AVAILABLE DATA >>
---+---
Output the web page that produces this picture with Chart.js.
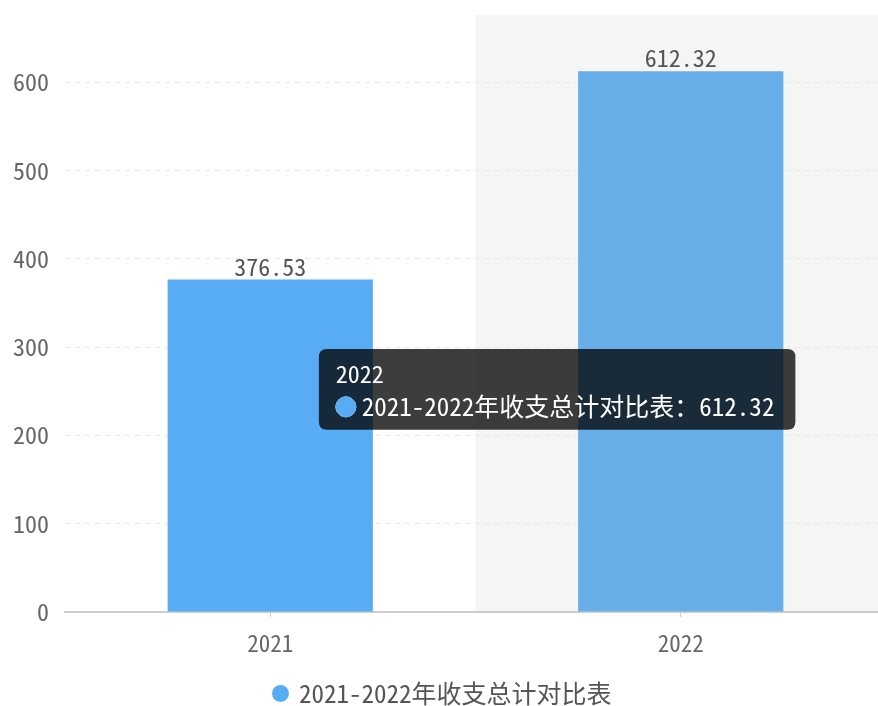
---+---
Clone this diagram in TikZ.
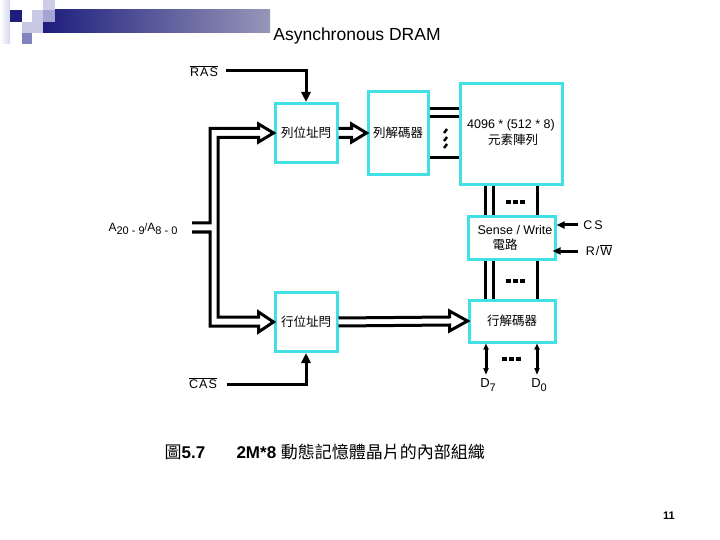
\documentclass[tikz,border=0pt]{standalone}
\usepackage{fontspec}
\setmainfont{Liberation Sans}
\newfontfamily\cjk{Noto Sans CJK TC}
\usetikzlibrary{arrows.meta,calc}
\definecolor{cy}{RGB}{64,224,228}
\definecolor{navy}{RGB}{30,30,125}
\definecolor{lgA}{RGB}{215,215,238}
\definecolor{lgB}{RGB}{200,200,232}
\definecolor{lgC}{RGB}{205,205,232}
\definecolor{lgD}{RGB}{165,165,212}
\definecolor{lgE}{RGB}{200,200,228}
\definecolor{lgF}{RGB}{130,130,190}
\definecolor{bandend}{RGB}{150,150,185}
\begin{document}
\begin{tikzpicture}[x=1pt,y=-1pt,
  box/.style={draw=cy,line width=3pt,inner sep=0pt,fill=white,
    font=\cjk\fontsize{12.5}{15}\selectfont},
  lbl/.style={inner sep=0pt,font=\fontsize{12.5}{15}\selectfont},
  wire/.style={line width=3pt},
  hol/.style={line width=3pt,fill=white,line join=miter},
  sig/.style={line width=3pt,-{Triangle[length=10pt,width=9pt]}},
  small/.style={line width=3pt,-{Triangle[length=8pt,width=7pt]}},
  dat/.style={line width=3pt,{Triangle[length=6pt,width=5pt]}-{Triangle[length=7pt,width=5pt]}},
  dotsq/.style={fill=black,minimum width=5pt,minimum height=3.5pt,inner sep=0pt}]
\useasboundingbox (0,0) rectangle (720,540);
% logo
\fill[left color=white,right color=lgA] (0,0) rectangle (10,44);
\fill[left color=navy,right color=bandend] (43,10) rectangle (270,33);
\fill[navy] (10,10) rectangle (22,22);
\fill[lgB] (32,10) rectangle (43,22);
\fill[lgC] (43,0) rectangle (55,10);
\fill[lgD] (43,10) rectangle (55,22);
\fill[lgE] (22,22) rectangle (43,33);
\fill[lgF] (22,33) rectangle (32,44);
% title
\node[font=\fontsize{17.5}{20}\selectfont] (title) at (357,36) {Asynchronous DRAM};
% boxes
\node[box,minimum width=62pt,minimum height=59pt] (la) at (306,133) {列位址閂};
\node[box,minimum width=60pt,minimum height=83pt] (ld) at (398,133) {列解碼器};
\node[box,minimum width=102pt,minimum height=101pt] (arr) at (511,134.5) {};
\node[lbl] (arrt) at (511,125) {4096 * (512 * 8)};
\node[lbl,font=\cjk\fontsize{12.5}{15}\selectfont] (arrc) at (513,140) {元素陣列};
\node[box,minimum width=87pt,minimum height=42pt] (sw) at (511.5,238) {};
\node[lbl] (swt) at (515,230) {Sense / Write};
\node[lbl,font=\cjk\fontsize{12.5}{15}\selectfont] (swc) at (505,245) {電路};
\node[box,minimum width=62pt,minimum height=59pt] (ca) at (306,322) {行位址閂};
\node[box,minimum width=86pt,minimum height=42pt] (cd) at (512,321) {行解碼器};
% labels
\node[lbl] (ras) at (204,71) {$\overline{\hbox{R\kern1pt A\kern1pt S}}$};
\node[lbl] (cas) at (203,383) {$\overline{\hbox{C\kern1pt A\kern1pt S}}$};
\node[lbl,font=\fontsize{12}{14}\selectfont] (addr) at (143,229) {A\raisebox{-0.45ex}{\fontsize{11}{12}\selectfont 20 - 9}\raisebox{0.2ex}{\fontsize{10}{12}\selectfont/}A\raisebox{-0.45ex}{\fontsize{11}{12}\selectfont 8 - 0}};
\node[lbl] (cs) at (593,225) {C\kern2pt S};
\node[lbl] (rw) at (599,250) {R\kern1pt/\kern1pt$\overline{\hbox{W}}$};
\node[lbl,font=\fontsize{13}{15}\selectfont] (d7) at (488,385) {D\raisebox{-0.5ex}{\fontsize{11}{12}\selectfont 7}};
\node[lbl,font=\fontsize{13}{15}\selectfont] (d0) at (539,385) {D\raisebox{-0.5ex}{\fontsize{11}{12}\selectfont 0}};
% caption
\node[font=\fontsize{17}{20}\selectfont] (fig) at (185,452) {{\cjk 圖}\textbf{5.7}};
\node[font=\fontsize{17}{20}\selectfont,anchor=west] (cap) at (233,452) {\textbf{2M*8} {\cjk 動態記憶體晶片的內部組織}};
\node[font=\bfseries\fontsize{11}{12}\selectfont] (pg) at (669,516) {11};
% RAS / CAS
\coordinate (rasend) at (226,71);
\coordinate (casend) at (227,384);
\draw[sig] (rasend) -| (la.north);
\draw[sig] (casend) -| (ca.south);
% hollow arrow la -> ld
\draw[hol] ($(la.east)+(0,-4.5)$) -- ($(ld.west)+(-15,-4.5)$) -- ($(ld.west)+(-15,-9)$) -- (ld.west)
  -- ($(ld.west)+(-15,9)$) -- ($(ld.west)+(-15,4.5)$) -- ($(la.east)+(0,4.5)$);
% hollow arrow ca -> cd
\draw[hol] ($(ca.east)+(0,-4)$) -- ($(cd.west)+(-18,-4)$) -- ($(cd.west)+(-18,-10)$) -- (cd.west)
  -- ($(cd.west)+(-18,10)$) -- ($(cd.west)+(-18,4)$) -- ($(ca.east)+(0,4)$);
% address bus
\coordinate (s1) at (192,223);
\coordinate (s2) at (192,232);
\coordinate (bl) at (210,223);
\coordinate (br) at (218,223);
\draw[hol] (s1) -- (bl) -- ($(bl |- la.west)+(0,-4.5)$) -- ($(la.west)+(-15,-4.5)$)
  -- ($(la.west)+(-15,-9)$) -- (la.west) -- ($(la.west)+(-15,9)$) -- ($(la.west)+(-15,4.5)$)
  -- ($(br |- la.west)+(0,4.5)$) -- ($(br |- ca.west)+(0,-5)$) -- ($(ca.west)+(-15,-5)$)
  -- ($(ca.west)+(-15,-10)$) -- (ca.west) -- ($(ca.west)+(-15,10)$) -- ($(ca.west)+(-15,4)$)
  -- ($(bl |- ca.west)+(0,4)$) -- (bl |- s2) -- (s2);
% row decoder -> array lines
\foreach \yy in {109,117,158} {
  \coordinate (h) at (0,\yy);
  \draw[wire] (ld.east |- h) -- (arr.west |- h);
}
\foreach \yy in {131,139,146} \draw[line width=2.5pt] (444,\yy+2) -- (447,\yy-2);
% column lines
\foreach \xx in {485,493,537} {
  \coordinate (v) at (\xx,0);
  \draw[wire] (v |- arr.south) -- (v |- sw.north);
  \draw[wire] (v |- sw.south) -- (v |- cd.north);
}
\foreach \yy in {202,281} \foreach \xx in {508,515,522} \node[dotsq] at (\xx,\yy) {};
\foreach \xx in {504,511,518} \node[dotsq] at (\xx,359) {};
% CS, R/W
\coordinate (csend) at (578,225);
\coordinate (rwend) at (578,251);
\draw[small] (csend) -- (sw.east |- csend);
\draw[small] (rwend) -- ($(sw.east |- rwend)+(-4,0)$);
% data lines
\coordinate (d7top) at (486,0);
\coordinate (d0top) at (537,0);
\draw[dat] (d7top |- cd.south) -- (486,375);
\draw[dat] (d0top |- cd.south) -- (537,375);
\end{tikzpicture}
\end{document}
---+---
Using the entries above, return each line that includes the word "this".

THE COMPLETED TASK >>
Output the web page that produces this picture with Chart.js.
Clone this diagram in TikZ.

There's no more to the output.